:: THE EXERCISE ::
Pick out each line with the word "chart" from the material that follows.

:: DATASET EXCERPT ::
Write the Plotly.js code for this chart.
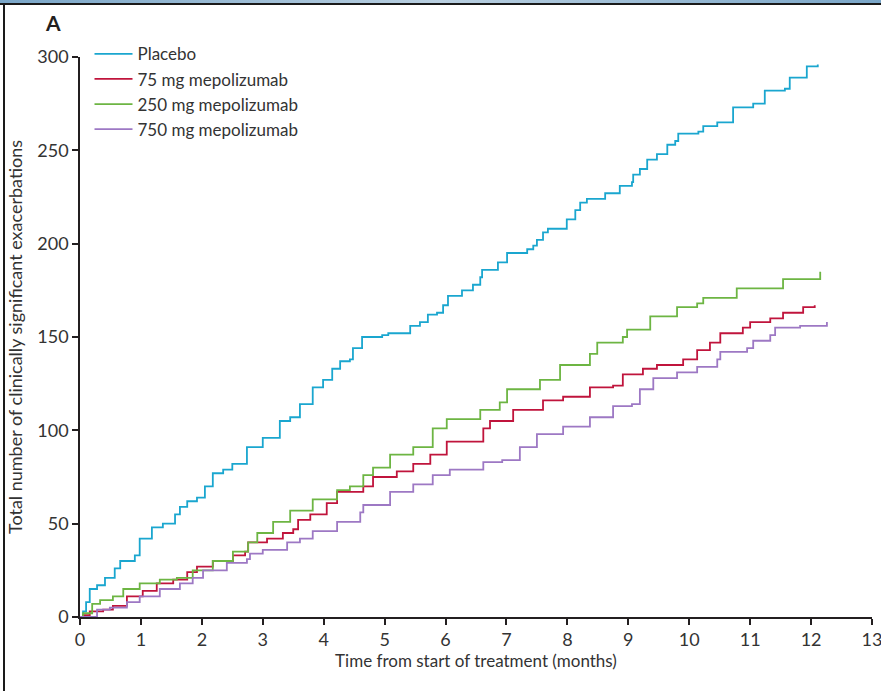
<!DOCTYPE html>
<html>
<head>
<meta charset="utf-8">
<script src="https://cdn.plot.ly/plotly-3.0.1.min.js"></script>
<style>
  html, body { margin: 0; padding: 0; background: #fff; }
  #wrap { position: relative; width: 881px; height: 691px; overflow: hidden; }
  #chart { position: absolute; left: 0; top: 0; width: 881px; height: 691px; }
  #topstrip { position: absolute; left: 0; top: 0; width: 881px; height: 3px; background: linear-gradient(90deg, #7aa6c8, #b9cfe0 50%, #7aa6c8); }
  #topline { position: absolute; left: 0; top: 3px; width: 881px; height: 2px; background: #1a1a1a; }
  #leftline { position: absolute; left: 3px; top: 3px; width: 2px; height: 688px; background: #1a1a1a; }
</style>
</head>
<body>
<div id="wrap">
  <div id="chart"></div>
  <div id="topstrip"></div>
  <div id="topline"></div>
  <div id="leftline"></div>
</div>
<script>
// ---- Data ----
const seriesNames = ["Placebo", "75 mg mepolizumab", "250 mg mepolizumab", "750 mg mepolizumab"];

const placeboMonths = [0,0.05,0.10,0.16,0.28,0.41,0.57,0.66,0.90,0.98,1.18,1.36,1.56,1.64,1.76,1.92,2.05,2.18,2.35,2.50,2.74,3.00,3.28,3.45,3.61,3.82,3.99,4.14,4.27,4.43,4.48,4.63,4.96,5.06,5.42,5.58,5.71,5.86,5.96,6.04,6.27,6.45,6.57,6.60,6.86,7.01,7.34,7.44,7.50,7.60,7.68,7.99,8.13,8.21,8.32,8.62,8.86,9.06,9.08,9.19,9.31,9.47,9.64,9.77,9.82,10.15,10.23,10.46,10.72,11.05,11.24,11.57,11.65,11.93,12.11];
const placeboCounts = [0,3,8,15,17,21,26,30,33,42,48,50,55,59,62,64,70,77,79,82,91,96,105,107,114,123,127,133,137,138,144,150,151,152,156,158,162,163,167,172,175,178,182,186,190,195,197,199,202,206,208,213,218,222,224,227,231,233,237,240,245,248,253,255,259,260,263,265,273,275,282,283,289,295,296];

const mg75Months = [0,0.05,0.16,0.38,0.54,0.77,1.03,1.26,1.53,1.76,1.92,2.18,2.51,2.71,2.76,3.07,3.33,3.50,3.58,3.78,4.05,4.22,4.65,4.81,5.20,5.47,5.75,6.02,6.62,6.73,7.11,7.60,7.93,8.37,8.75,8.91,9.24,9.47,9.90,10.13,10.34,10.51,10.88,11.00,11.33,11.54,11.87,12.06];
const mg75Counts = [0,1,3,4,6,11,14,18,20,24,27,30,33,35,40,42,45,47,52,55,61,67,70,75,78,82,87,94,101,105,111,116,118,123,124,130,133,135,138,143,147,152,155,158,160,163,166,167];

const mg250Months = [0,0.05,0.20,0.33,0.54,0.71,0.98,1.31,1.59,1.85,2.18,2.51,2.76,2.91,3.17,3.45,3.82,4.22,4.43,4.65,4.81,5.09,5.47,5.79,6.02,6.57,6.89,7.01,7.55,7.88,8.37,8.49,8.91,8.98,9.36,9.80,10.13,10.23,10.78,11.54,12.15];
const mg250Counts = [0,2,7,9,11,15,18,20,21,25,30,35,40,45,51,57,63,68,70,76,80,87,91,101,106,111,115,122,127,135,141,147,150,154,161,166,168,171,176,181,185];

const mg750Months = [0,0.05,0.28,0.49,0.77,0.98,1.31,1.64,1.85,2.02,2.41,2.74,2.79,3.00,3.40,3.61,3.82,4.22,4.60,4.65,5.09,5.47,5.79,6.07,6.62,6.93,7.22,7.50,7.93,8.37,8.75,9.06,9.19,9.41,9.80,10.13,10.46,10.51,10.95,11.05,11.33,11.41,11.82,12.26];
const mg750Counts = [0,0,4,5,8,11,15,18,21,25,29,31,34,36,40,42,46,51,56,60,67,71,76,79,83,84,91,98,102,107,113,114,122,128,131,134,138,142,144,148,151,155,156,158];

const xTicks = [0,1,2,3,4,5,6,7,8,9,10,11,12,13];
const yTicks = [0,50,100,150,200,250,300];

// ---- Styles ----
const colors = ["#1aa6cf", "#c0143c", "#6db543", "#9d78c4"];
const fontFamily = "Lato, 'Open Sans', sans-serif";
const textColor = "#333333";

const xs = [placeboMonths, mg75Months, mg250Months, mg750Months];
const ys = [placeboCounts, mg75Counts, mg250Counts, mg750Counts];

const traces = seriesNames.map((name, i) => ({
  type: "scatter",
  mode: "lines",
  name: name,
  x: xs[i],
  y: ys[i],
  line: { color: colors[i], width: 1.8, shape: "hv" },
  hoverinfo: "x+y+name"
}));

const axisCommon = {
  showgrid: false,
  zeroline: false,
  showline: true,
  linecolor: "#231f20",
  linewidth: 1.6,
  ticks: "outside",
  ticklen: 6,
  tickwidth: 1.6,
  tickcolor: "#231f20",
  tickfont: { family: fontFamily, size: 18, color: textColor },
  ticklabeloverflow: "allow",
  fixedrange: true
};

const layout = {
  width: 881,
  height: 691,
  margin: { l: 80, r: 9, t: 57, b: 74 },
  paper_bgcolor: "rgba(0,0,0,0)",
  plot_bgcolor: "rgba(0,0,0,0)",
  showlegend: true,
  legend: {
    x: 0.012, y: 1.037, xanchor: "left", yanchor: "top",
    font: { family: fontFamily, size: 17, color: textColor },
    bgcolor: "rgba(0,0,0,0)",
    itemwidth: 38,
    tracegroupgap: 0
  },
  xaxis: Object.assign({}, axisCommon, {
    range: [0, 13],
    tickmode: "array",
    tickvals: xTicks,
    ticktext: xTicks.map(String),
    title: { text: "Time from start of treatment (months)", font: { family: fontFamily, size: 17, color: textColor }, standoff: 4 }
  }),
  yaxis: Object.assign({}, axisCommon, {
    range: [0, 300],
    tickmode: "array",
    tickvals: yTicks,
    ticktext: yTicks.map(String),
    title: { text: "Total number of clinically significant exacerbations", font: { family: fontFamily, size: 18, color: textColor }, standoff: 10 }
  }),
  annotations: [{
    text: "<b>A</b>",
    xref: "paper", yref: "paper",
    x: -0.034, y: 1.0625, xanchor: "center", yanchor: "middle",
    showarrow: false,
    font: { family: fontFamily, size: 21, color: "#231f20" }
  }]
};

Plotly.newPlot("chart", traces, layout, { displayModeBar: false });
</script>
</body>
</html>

:: WRITTEN SOLUTION ::
Write the Plotly.js code for this chart.
  #chart { position: absolute; left: 0; top: 0; width: 881px; height: 691px; }
  <div id="chart"></div>
Plotly.newPlot("chart", traces, layout, { displayModeBar: false });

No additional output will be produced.